Requirement | Retype only what runs from the first line of the records to the line with "var showLabel = [false, false, false, false, true, true, true];", inclusive, and no pictures.
== Data extract
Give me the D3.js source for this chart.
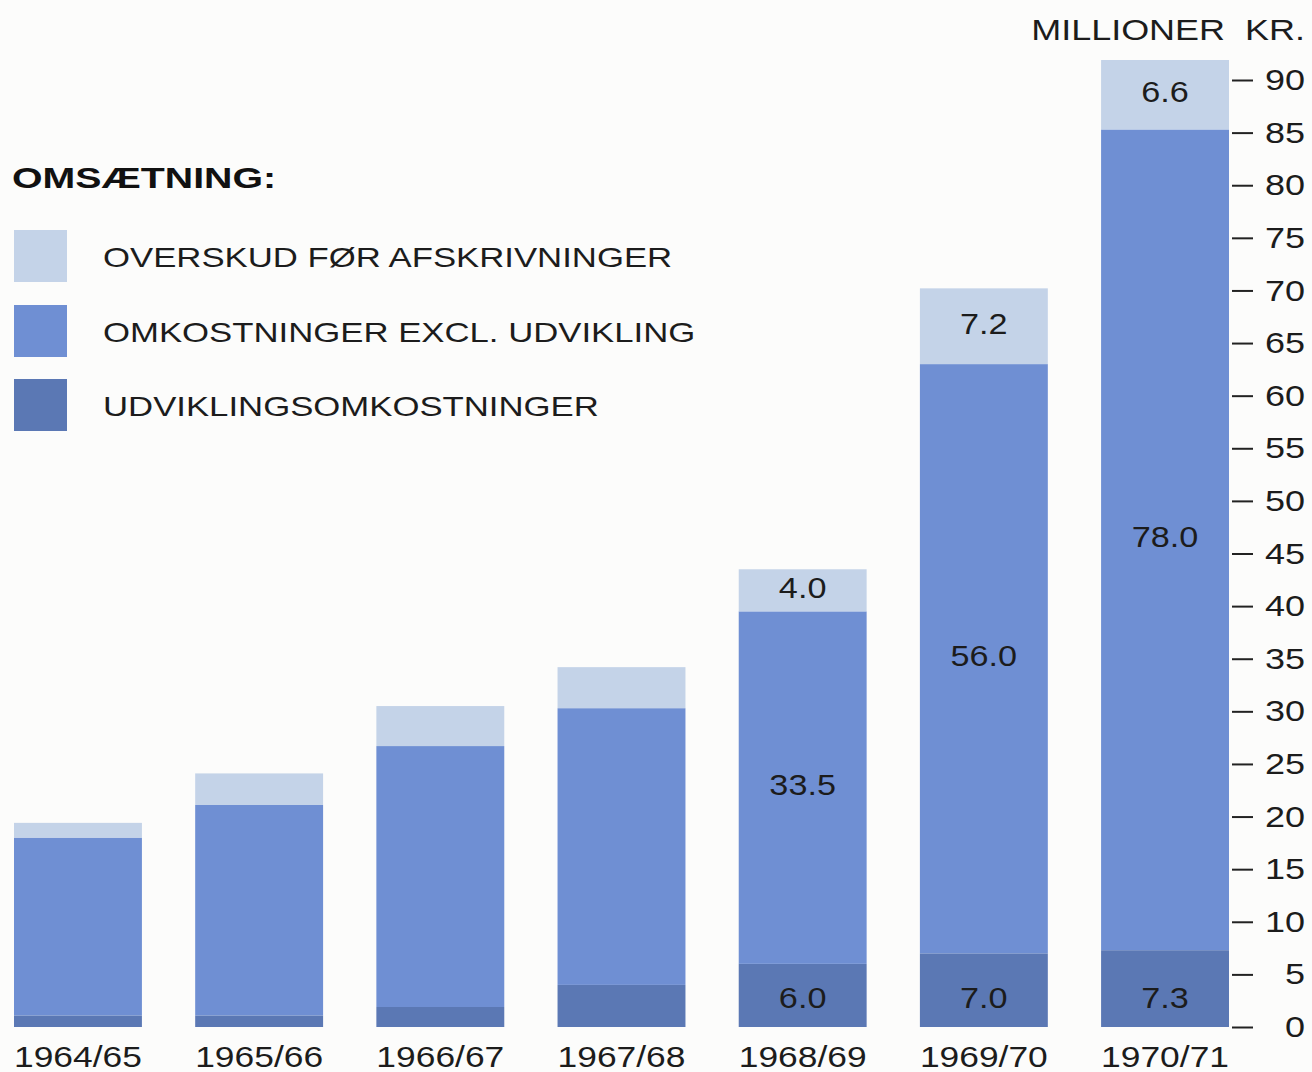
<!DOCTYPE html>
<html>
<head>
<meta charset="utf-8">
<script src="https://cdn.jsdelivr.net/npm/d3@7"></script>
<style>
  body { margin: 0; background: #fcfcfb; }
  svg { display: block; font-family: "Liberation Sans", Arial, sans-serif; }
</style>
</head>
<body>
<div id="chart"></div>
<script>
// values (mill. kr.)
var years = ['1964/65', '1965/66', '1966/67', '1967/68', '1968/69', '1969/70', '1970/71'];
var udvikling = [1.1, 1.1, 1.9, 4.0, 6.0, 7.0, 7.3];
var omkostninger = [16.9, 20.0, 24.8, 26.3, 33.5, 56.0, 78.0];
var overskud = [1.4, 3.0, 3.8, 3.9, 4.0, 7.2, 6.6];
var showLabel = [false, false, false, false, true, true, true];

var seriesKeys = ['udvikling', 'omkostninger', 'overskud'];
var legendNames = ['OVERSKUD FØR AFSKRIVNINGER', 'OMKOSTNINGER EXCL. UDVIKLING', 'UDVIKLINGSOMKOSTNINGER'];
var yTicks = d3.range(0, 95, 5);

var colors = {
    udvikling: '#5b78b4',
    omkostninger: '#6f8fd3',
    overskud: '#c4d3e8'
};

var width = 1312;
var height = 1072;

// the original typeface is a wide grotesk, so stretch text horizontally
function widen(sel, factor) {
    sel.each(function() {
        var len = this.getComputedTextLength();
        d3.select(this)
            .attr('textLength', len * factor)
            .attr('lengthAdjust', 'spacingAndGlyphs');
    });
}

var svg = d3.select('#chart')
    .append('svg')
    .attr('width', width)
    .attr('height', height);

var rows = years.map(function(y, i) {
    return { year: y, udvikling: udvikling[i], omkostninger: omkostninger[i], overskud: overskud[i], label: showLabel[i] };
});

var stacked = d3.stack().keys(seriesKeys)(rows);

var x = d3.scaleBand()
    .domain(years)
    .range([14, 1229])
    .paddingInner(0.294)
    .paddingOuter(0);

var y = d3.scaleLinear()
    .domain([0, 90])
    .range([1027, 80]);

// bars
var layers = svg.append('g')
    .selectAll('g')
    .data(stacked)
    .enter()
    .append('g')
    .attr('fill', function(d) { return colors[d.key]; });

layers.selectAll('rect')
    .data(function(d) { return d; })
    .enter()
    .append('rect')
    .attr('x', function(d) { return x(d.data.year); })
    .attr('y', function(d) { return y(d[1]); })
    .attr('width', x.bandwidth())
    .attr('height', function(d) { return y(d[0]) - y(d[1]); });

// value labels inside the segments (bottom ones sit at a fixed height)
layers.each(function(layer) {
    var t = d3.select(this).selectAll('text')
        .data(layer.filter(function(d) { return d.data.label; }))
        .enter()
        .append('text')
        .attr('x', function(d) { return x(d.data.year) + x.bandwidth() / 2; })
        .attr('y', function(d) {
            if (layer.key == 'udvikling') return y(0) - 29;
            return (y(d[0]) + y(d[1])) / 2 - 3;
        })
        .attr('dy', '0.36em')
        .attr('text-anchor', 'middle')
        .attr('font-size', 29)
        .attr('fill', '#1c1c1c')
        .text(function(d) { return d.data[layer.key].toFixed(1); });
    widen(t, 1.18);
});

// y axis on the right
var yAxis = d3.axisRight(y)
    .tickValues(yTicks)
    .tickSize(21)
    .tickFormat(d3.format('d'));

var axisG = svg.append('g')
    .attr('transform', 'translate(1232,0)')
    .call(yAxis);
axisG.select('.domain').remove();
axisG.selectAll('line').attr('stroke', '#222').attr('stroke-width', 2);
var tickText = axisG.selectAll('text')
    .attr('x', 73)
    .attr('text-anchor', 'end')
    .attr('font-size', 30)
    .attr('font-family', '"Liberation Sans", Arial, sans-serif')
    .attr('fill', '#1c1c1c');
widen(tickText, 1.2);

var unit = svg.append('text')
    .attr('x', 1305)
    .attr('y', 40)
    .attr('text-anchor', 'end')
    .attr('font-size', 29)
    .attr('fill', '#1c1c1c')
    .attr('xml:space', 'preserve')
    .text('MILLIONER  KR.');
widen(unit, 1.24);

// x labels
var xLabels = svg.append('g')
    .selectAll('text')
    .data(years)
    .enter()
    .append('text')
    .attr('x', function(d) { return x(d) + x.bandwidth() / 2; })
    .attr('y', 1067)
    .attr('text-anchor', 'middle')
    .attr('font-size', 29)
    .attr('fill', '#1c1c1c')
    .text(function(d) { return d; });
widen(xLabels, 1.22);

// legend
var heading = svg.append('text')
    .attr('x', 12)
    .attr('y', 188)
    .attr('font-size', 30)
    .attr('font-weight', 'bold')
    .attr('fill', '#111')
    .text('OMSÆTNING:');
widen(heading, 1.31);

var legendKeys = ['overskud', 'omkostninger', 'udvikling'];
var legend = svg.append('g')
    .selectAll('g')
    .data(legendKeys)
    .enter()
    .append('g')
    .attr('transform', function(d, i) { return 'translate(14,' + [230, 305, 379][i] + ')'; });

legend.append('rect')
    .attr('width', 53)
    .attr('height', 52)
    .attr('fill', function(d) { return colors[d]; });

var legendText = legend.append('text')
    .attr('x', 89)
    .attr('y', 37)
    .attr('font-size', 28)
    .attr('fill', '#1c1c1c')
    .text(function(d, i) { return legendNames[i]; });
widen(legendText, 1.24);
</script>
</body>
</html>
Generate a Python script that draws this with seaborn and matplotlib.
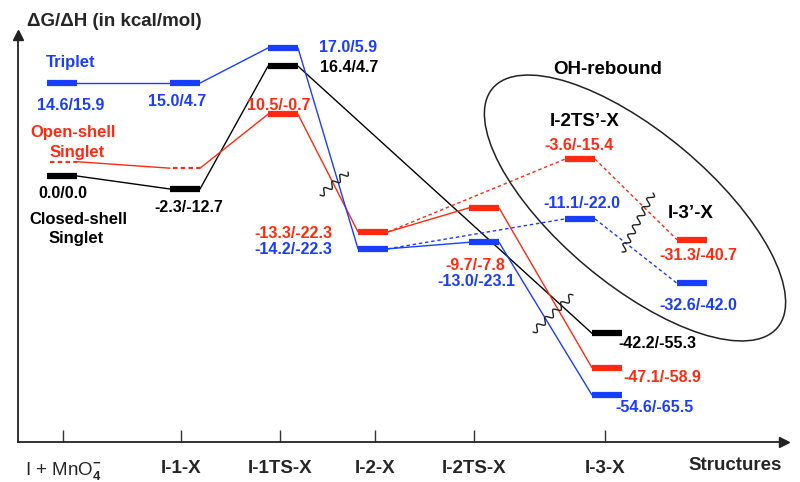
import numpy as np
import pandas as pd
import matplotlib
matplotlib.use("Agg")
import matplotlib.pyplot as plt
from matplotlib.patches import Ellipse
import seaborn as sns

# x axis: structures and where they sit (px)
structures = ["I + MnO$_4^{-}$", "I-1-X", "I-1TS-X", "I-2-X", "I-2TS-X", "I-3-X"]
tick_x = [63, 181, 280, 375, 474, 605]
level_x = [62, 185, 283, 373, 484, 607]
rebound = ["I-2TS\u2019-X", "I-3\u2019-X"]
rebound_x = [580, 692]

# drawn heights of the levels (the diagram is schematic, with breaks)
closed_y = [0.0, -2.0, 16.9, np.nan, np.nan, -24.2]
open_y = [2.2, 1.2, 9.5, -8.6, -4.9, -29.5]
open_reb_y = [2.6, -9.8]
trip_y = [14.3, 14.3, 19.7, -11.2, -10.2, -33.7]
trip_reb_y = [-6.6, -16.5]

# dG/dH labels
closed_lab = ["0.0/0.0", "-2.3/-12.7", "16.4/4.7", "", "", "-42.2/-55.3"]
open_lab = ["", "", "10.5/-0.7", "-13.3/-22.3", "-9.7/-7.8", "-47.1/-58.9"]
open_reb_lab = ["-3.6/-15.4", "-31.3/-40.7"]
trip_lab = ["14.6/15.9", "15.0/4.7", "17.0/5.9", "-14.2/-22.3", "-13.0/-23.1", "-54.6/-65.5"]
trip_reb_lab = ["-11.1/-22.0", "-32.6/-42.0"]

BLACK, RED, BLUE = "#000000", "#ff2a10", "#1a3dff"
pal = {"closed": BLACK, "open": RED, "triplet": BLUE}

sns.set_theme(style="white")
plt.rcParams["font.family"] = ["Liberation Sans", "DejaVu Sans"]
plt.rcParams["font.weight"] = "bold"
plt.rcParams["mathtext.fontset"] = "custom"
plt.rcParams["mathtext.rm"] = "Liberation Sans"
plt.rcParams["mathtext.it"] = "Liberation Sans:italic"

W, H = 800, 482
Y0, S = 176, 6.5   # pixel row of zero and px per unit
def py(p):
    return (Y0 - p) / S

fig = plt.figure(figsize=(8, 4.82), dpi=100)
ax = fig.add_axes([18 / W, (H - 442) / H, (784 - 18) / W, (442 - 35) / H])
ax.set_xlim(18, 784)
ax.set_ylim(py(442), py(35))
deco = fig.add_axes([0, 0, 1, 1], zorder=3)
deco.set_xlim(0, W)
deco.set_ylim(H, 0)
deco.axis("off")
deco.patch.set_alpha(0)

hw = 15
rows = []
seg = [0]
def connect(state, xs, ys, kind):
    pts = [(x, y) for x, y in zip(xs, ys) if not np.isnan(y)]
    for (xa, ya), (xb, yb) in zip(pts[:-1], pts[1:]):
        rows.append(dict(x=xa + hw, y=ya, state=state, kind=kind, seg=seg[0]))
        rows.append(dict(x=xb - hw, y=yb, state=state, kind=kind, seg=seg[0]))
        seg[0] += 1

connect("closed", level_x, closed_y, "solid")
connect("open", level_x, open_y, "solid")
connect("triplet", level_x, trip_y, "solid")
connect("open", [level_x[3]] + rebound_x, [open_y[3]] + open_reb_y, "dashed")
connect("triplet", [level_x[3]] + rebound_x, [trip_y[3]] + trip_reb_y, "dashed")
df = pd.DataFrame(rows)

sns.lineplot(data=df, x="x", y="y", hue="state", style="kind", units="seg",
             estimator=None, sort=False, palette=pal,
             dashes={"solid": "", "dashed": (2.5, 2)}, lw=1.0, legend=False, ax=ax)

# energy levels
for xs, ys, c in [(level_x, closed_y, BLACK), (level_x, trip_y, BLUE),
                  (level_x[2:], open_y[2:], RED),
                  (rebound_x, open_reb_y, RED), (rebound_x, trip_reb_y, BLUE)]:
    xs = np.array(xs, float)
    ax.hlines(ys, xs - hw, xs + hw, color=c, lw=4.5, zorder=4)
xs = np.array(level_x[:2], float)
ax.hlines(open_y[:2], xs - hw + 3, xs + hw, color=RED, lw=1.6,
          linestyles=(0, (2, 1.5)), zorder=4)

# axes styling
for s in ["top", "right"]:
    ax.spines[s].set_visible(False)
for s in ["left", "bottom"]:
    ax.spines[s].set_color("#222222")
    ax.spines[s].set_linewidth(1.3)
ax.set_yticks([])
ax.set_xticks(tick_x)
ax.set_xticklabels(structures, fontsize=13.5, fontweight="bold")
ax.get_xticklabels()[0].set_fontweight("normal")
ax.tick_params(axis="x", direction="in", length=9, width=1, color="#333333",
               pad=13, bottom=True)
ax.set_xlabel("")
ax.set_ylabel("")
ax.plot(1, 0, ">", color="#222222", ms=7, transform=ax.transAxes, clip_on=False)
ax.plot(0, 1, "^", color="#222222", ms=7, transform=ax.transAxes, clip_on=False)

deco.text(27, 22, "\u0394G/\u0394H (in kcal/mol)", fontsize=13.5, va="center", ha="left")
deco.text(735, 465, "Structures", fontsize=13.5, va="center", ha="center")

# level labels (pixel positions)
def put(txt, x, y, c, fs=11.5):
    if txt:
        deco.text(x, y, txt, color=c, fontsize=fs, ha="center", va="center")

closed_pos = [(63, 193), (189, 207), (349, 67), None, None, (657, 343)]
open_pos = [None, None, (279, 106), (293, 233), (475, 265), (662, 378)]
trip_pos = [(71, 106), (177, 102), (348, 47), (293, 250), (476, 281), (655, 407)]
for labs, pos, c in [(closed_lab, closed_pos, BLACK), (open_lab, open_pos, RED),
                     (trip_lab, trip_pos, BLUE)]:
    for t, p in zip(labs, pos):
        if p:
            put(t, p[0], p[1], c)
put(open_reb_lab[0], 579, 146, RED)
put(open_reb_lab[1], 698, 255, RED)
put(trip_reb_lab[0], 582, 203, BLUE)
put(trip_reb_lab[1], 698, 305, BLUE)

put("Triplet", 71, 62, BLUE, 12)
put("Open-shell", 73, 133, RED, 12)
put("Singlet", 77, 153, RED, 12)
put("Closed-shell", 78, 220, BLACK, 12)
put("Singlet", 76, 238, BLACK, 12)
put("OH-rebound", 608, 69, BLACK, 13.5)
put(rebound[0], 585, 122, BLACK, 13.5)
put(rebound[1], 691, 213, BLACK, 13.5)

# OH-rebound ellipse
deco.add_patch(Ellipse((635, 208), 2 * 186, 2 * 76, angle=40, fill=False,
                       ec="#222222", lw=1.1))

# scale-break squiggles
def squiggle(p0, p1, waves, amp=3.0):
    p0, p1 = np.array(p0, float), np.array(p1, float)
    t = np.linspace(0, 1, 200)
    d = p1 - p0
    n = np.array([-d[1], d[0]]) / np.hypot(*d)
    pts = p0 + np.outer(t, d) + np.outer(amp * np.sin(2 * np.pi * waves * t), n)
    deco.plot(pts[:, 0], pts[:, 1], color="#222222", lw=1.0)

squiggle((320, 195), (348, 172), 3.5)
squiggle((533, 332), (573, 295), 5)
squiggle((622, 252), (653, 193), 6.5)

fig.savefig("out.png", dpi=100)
====
Output below |
Give me the D3.js source for this chart.
<!DOCTYPE html>
<html>
<head>
<meta charset="utf-8">
<script src="https://cdn.jsdelivr.net/npm/d3@7"></script>
<style>
  body { margin: 0; background: #fcfcfb; }
  svg { display: block; font-family: "Liberation Sans", Arial, sans-serif; }
</style>
</head>
<body>
<div id="chart"></div>
<script>
// values (mill. kr.)
var years = ['1964/65', '1965/66', '1966/67', '1967/68', '1968/69', '1969/70', '1970/71'];
var udvikling = [1.1, 1.1, 1.9, 4.0, 6.0, 7.0, 7.3];
var omkostninger = [16.9, 20.0, 24.8, 26.3, 33.5, 56.0, 78.0];
var overskud = [1.4, 3.0, 3.8, 3.9, 4.0, 7.2, 6.6];
var showLabel = [false, false, false, false, true, true, true];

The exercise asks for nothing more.